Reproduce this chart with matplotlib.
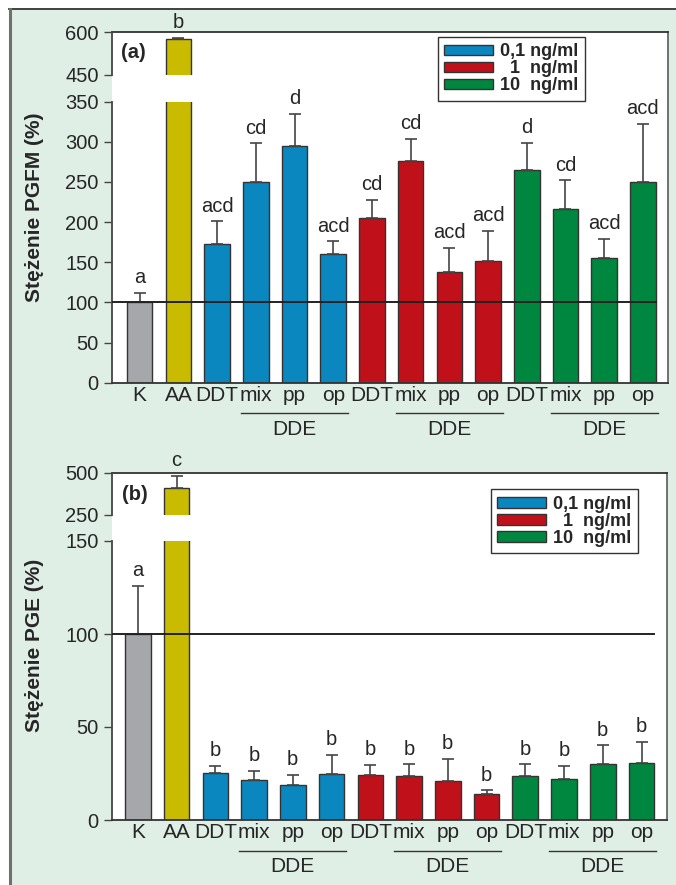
import numpy as np
import matplotlib
matplotlib.use("Agg")
import matplotlib.pyplot as plt
from matplotlib.patches import Patch, Rectangle
from matplotlib.lines import Line2D
from matplotlib.transforms import offset_copy

plt.rcParams['font.family'] = ['Liberation Sans', 'DejaVu Sans']

W, H = 676, 885

# data
groups = ["K", "AA", "DDT", "mix", "pp", "op", "DDT", "mix", "pp", "op", "DDT", "mix", "pp", "op"]
dde_starts = [3, 7, 11]
legend_labels = ["0,1 ng/ml", "  1  ng/ml", "10  ng/ml"]

pgfm_mean = [100, 574, 173, 250, 295, 160, 205, 276, 138, 152, 265, 216, 155, 250]
pgfm_err = [12, 6, 28, 48, 40, 16, 23, 28, 30, 37, 34, 36, 24, 72]
pgfm_sig = ["a", "b", "acd", "cd", "d", "acd", "cd", "cd", "acd", "acd", "d", "cd", "acd", "acd"]

pge_mean = [100, 412, 25.2, 21.4, 18.7, 24.7, 24.3, 23.9, 21.0, 14.0, 23.9, 22.3, 30.2, 30.9]
pge_err = [26, 72, 4, 5, 5.4, 10.5, 5.5, 6, 12, 2, 6, 7, 10, 11]
pge_sig = ["a", "c", "b", "b", "b", "b", "b", "b", "b", "b", "b", "b", "b", "b"]

grey, yellow = "#a6a7ab", "#c9bb00"
dose_colors = ["#0a87bf", "#c0111b", "#00873f"]
colors = [grey, yellow] + [dose_colors[0]] * 4 + [dose_colors[1]] * 4 + [dose_colors[2]] * 4

bg_green = "#e0efe5"
txt = "#262626"
width = 0.66
x = np.arange(len(groups))

fig = plt.figure(figsize=(W / 100, H / 100), dpi=100, facecolor="white")

# green page background with border lines
fig.add_artist(Rectangle((10 / W, 0), 1, 1 - 10 / H, transform=fig.transFigure,
                         facecolor=bg_green, edgecolor="none", zorder=-5))
fig.add_artist(Line2D([9 / W, 1], [1 - 9 / H, 1 - 9 / H], transform=fig.transFigure,
                      color="#333333", lw=1.3, zorder=-4))
fig.add_artist(Line2D([9.5 / W, 9.5 / W], [0, 1 - 9 / H], transform=fig.transFigure,
                      color="#707070", lw=2.2, zorder=-4))


def fbox(x0, y0, x1, y1):
    return [x0 / W, 1 - y1 / H, (x1 - x0) / W, (y1 - y0) / H]


def panel(frame, upper, lower, xlim, ylow, yhigh, lticks, hticks,
          mean, err, sig, ylabel, ylab_y, tag, tag_xy, leg_xy):
    axf = fig.add_axes(fbox(*frame))
    axf.set_facecolor("white")
    axf.set_xticks([])
    axf.set_yticks([])
    for s in ["left", "bottom"]:
        axf.spines[s].set_visible(False)
    axf.spines["top"].set_color("#333333")
    axf.spines["top"].set_linewidth(1.3)
    axf.spines["right"].set_color("#666666")
    axf.spines["right"].set_linewidth(1.3)

    axu = fig.add_axes(fbox(*upper))
    axl = fig.add_axes(fbox(*lower))
    for ax, lim, ticks in [(axu, yhigh, hticks), (axl, ylow, lticks)]:
        ax.set_facecolor("none")
        ax.bar(x, mean, width, color=colors, edgecolor="#333333", linewidth=1, zorder=2)
        ax.errorbar(x, mean, yerr=[np.zeros(len(x)), err], fmt="none", ecolor="#444444",
                    elinewidth=1.2, capsize=4, capthick=1.2, zorder=3)
        ax.set_xlim(*xlim)
        ax.set_ylim(*lim)
        ax.set_yticks(ticks)
        ax.tick_params(axis="y", length=6, width=1, pad=3.5, labelsize=14.5,
                       colors="#444444", labelcolor=txt)
        ax.spines["right"].set_visible(False)
        ax.spines["top"].set_visible(False)
        ax.spines["left"].set_color("#444444")
        ax.spines["left"].set_linewidth(1.3)

    axu.spines["bottom"].set_visible(False)
    axu.set_xticks([])
    axl.spines["bottom"].set_color("#333333")
    axl.spines["bottom"].set_linewidth(1.3)
    axl.set_xticks(x)
    axl.set_xticklabels(groups)
    axl.tick_params(axis="x", length=0, pad=2.5, labelsize=15, labelcolor=txt)

    # significance letters
    for xi, m, e, s in zip(x, mean, err, sig):
        ax = axu if m + e > ylow[1] else axl
        ax.annotate(s, xy=(xi, m + e), xytext=(0, 7), textcoords="offset points",
                    ha="center", va="baseline", fontsize=14.5, color=txt,
                    annotation_clip=False)

    # reference line at 100 %
    axl.plot([xlim[0], x[-1] + width / 2], [100, 100], color="#222222", lw=1.4, zorder=4)

    # DDE brackets
    t_line = offset_copy(axl.get_xaxis_transform(), fig=fig, y=-30.5, units="dots")
    t_text = offset_copy(axl.get_xaxis_transform(), fig=fig, y=-47, units="dots")
    for st in dde_starts:
        axl.plot([st - 0.38, st + 2.38], [0, 0], color="#333333", lw=1,
                 transform=t_line, clip_on=False)
        axl.text(st + 1, 0, "DDE", transform=t_text, ha="center", va="center",
                 fontsize=15, color=txt)

    fig.text(35 / W, 1 - ylab_y / H, ylabel, rotation=90, ha="center", va="center",
             fontsize=15, fontweight="bold", color=txt)
    fig.text(tag_xy[0] / W, 1 - tag_xy[1] / H, tag, ha="left", va="center",
             fontsize=14.5, fontweight="bold", color=txt)

    handles = [Patch(facecolor=c, edgecolor="#333333", linewidth=1) for c in dose_colors]
    leg = fig.legend(handles, legend_labels, loc="upper left",
                     bbox_to_anchor=(leg_xy[0] / W, 1 - leg_xy[1] / H),
                     bbox_transform=fig.transFigure, frameon=True, fancybox=False,
                     edgecolor="#333333", framealpha=1, borderaxespad=0,
                     prop=dict(weight="bold", size=13), handlelength=2.7,
                     handleheight=0.53, handletextpad=0.4, labelspacing=0.0,
                     borderpad=0.35)
    leg.get_frame().set_linewidth(1)
    for t in leg.get_texts():
        t.set_color(txt)


panel((112, 32, 668, 382.7), (112, 32, 668, 75), (112, 101.7, 668, 382.7),
      (-0.716, 13.65), (0, 350), (450, 600),
      [0, 50, 100, 150, 200, 250, 300, 350], [450, 600],
      pgfm_mean, pgfm_err, pgfm_sig, "Stężenie PGFM (%)", 207, "(a)", (121, 52), (438, 37))

panel((112, 473, 666.7, 820), (112, 473, 666.7, 515), (112, 541, 666.7, 820),
      (-0.666, 13.65), (0, 150), (250, 500),
      [0, 50, 100, 150], [250, 500],
      pge_mean, pge_err, pge_sig, "Stężenie PGE (%)", 645, "(b)", (122, 495), (490.7, 489.3))

fig.savefig("out.png", dpi=100)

* WORK INSTRUCTIONS
Copy out each line word for word, please, skipping the images.

* RESULT FOR THIS TASK
Reproduce this chart with matplotlib.
import numpy as np
import matplotlib
matplotlib.use("Agg")
import matplotlib.pyplot as plt
from matplotlib.patches import Patch, Rectangle
from matplotlib.lines import Line2D
from matplotlib.transforms import offset_copy

plt.rcParams['font.family'] = ['Liberation Sans', 'DejaVu Sans']

W, H = 676, 885

# data
groups = ["K", "AA", "DDT", "mix", "pp", "op", "DDT", "mix", "pp", "op", "DDT", "mix", "pp", "op"]
dde_starts = [3, 7, 11]
legend_labels = ["0,1 ng/ml", "  1  ng/ml", "10  ng/ml"]

pgfm_mean = [100, 574, 173, 250, 295, 160, 205, 276, 138, 152, 265, 216, 155, 250]
pgfm_err = [12, 6, 28, 48, 40, 16, 23, 28, 30, 37, 34, 36, 24, 72]
pgfm_sig = ["a", "b", "acd", "cd", "d", "acd", "cd", "cd", "acd", "acd", "d", "cd", "acd", "acd"]

pge_mean = [100, 412, 25.2, 21.4, 18.7, 24.7, 24.3, 23.9, 21.0, 14.0, 23.9, 22.3, 30.2, 30.9]
pge_err = [26, 72, 4, 5, 5.4, 10.5, 5.5, 6, 12, 2, 6, 7, 10, 11]
pge_sig = ["a", "c", "b", "b", "b", "b", "b", "b", "b", "b", "b", "b", "b", "b"]

grey, yellow = "#a6a7ab", "#c9bb00"
dose_colors = ["#0a87bf", "#c0111b", "#00873f"]
colors = [grey, yellow] + [dose_colors[0]] * 4 + [dose_colors[1]] * 4 + [dose_colors[2]] * 4

bg_green = "#e0efe5"
txt = "#262626"
width = 0.66
x = np.arange(len(groups))

fig = plt.figure(figsize=(W / 100, H / 100), dpi=100, facecolor="white")

# green page background with border lines
fig.add_artist(Rectangle((10 / W, 0), 1, 1 - 10 / H, transform=fig.transFigure,
                         facecolor=bg_green, edgecolor="none", zorder=-5))
fig.add_artist(Line2D([9 / W, 1], [1 - 9 / H, 1 - 9 / H], transform=fig.transFigure,
                      color="#333333", lw=1.3, zorder=-4))
fig.add_artist(Line2D([9.5 / W, 9.5 / W], [0, 1 - 9 / H], transform=fig.transFigure,
                      color="#707070", lw=2.2, zorder=-4))


def fbox(x0, y0, x1, y1):
    return [x0 / W, 1 - y1 / H, (x1 - x0) / W, (y1 - y0) / H]


def panel(frame, upper, lower, xlim, ylow, yhigh, lticks, hticks,
          mean, err, sig, ylabel, ylab_y, tag, tag_xy, leg_xy):
    axf = fig.add_axes(fbox(*frame))
    axf.set_facecolor("white")
    axf.set_xticks([])
    axf.set_yticks([])
    for s in ["left", "bottom"]:
        axf.spines[s].set_visible(False)
    axf.spines["top"].set_color("#333333")
    axf.spines["top"].set_linewidth(1.3)
    axf.spines["right"].set_color("#666666")
    axf.spines["right"].set_linewidth(1.3)

    axu = fig.add_axes(fbox(*upper))
    axl = fig.add_axes(fbox(*lower))
    for ax, lim, ticks in [(axu, yhigh, hticks), (axl, ylow, lticks)]:
        ax.set_facecolor("none")
        ax.bar(x, mean, width, color=colors, edgecolor="#333333", linewidth=1, zorder=2)
        ax.errorbar(x, mean, yerr=[np.zeros(len(x)), err], fmt="none", ecolor="#444444",
                    elinewidth=1.2, capsize=4, capthick=1.2, zorder=3)
        ax.set_xlim(*xlim)
        ax.set_ylim(*lim)
        ax.set_yticks(ticks)
        ax.tick_params(axis="y", length=6, width=1, pad=3.5, labelsize=14.5,
                       colors="#444444", labelcolor=txt)
        ax.spines["right"].set_visible(False)
        ax.spines["top"].set_visible(False)
        ax.spines["left"].set_color("#444444")
        ax.spines["left"].set_linewidth(1.3)

    axu.spines["bottom"].set_visible(False)
    axu.set_xticks([])
    axl.spines["bottom"].set_color("#333333")
    axl.spines["bottom"].set_linewidth(1.3)
    axl.set_xticks(x)
    axl.set_xticklabels(groups)
    axl.tick_params(axis="x", length=0, pad=2.5, labelsize=15, labelcolor=txt)

    # significance letters
    for xi, m, e, s in zip(x, mean, err, sig):
        ax = axu if m + e > ylow[1] else axl
        ax.annotate(s, xy=(xi, m + e), xytext=(0, 7), textcoords="offset points",
                    ha="center", va="baseline", fontsize=14.5, color=txt,
                    annotation_clip=False)

    # reference line at 100 %
    axl.plot([xlim[0], x[-1] + width / 2], [100, 100], color="#222222", lw=1.4, zorder=4)

    # DDE brackets
    t_line = offset_copy(axl.get_xaxis_transform(), fig=fig, y=-30.5, units="dots")
    t_text = offset_copy(axl.get_xaxis_transform(), fig=fig, y=-47, units="dots")
    for st in dde_starts:
        axl.plot([st - 0.38, st + 2.38], [0, 0], color="#333333", lw=1,
                 transform=t_line, clip_on=False)
        axl.text(st + 1, 0, "DDE", transform=t_text, ha="center", va="center",
                 fontsize=15, color=txt)

    fig.text(35 / W, 1 - ylab_y / H, ylabel, rotation=90, ha="center", va="center",
             fontsize=15, fontweight="bold", color=txt)
    fig.text(tag_xy[0] / W, 1 - tag_xy[1] / H, tag, ha="left", va="center",
             fontsize=14.5, fontweight="bold", color=txt)

    handles = [Patch(facecolor=c, edgecolor="#333333", linewidth=1) for c in dose_colors]
    leg = fig.legend(handles, legend_labels, loc="upper left",
                     bbox_to_anchor=(leg_xy[0] / W, 1 - leg_xy[1] / H),
                     bbox_transform=fig.transFigure, frameon=True, fancybox=False,
                     edgecolor="#333333", framealpha=1, borderaxespad=0,
                     prop=dict(weight="bold", size=13), handlelength=2.7,
                     handleheight=0.53, handletextpad=0.4, labelspacing=0.0,
                     borderpad=0.35)
    leg.get_frame().set_linewidth(1)
    for t in leg.get_texts():
        t.set_color(txt)


panel((112, 32, 668, 382.7), (112, 32, 668, 75), (112, 101.7, 668, 382.7),
      (-0.716, 13.65), (0, 350), (450, 600),
      [0, 50, 100, 150, 200, 250, 300, 350], [450, 600],
      pgfm_mean, pgfm_err, pgfm_sig, "Stężenie PGFM (%)", 207, "(a)", (121, 52), (438, 37))

panel((112, 473, 666.7, 820), (112, 473, 666.7, 515), (112, 541, 666.7, 820),
      (-0.666, 13.65), (0, 150), (250, 500),
      [0, 50, 100, 150], [250, 500],
      pge_mean, pge_err, pge_sig, "Stężenie PGE (%)", 645, "(b)", (122, 495), (490.7, 489.3))

fig.savefig("out.png", dpi=100)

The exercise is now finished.